The table below show the raw results. The default compile flags were used in all cases except those marked with ex. In those cases, the more "extreme" options "-O3 -xHOST -ipo -no-prec-div" are used. Where mkl is indicated, "-mkl=sequential" was added. FFTW was provided by Fedora 13.

Compiler config hr./ns. hr./ns. %
gcc-4.5.3-fftw 11.70 100.0%
icc-11.1-ex-fftw 10.98 106.6%
icc-11.1-ex-mkl 11.31 103.4%
icc-11.1-mkl 11.33 103.3%
icc-12-ex-fftw 11.12 105.3%
icc-12-ex-mkl 11.17 104.8%
icc-12-mkl 11.04 106.0%

In some ways the results are a little disappointing. ICC only seems to improve performance a little more than 6% in the best case. FFTW appears to generally be faster than MKL. The effort required to use the "-ipo" hardly seem worth it and may actually degrade performance slightly. (To use -ipo, in addition to adding compiler the flag, after the link.txt files are generated they must be updated to use xiar instead of ar.) However, it is impressive that the open source gcc and fftw are so close in performance to the proprietary ICC.

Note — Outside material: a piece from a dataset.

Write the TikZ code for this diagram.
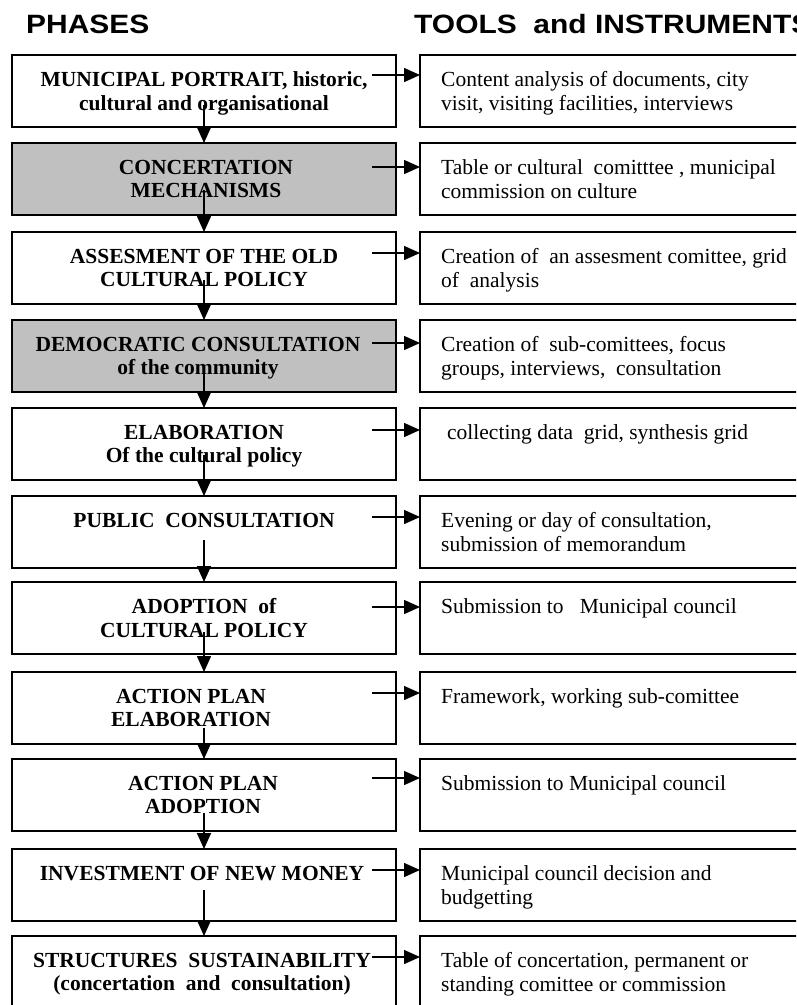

The scaling results, arbitrarily for the icc-12 mdrun binary, are shown next. For parallel execution the -nt option was used instead of MPI. As expected, scaling efficiency takes a good drop past six threads. Little if any benefit from HyperThreading is observed which is disappointing. It would be interesting to repeat this and measure the contributions of TurboBoost and HyperThreading.


Why did the previous results make ICC look so much better? Several parameters, including the software versions, have changed, but someone else pointed out there is a chance I did not use fftw. If it is not part of the standard CentOs installation at that time there is a good chance this is the cause. If true, part of the previous test demonstrated ICC's superior ability to optimize the fft routines built into gromacs in addition to comparing it to mkl but fftw should have also been included.

It would be interesting to repeat this benchmarking with SandyBridge. Have the MKL routines used by gromacs been optimized already for AVX? If so, how long will be required before the same optimizations are available in fftw? While mkl provided little benefit in today' scenario with the i7-980x, does mkl have an earlier advantage when it comes to new architectures?